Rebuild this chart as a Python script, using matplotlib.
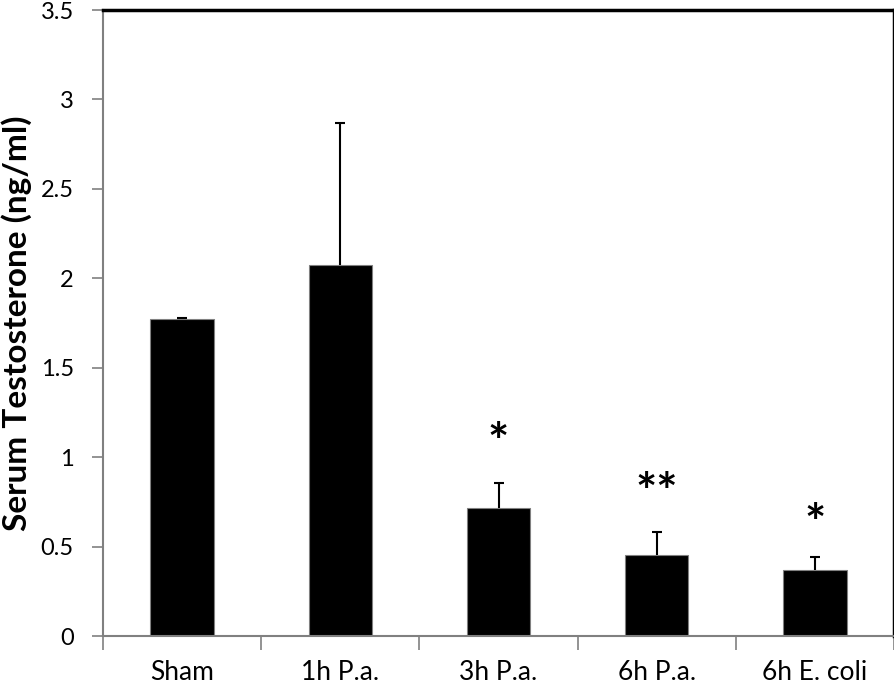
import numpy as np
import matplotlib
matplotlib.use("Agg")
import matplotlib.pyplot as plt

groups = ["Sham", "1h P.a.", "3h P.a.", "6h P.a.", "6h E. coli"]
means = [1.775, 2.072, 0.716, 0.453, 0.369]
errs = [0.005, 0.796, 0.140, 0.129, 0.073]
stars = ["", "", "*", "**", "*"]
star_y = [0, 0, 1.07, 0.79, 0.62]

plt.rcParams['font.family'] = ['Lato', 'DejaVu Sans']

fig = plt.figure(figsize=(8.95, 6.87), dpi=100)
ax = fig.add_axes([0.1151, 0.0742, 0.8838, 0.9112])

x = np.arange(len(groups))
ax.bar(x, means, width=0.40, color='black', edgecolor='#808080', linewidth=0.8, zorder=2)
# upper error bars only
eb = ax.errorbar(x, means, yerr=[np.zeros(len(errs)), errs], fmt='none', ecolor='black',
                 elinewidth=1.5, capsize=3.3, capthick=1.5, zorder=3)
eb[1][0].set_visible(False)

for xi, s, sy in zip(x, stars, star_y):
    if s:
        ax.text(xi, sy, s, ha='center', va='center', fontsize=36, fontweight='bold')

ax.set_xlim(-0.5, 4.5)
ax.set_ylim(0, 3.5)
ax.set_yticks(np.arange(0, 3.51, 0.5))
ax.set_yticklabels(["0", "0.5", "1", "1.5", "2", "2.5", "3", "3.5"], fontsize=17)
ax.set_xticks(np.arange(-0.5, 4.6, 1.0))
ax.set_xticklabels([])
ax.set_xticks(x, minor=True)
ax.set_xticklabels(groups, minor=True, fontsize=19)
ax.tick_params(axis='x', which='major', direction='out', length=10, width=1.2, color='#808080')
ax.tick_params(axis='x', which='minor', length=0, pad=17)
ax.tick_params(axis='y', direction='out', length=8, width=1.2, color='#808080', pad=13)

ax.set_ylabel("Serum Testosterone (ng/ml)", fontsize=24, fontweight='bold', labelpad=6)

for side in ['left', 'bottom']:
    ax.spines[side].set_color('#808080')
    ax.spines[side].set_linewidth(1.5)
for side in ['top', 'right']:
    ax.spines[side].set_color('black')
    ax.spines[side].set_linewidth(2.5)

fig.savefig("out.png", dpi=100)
+---+
- What is asked
Which lines in the data above contain "matplotlib"? Show each one.

- Correct result
Rebuild this chart as a Python script, using matplotlib.
import matplotlib
matplotlib.use("Agg")
import matplotlib.pyplot as plt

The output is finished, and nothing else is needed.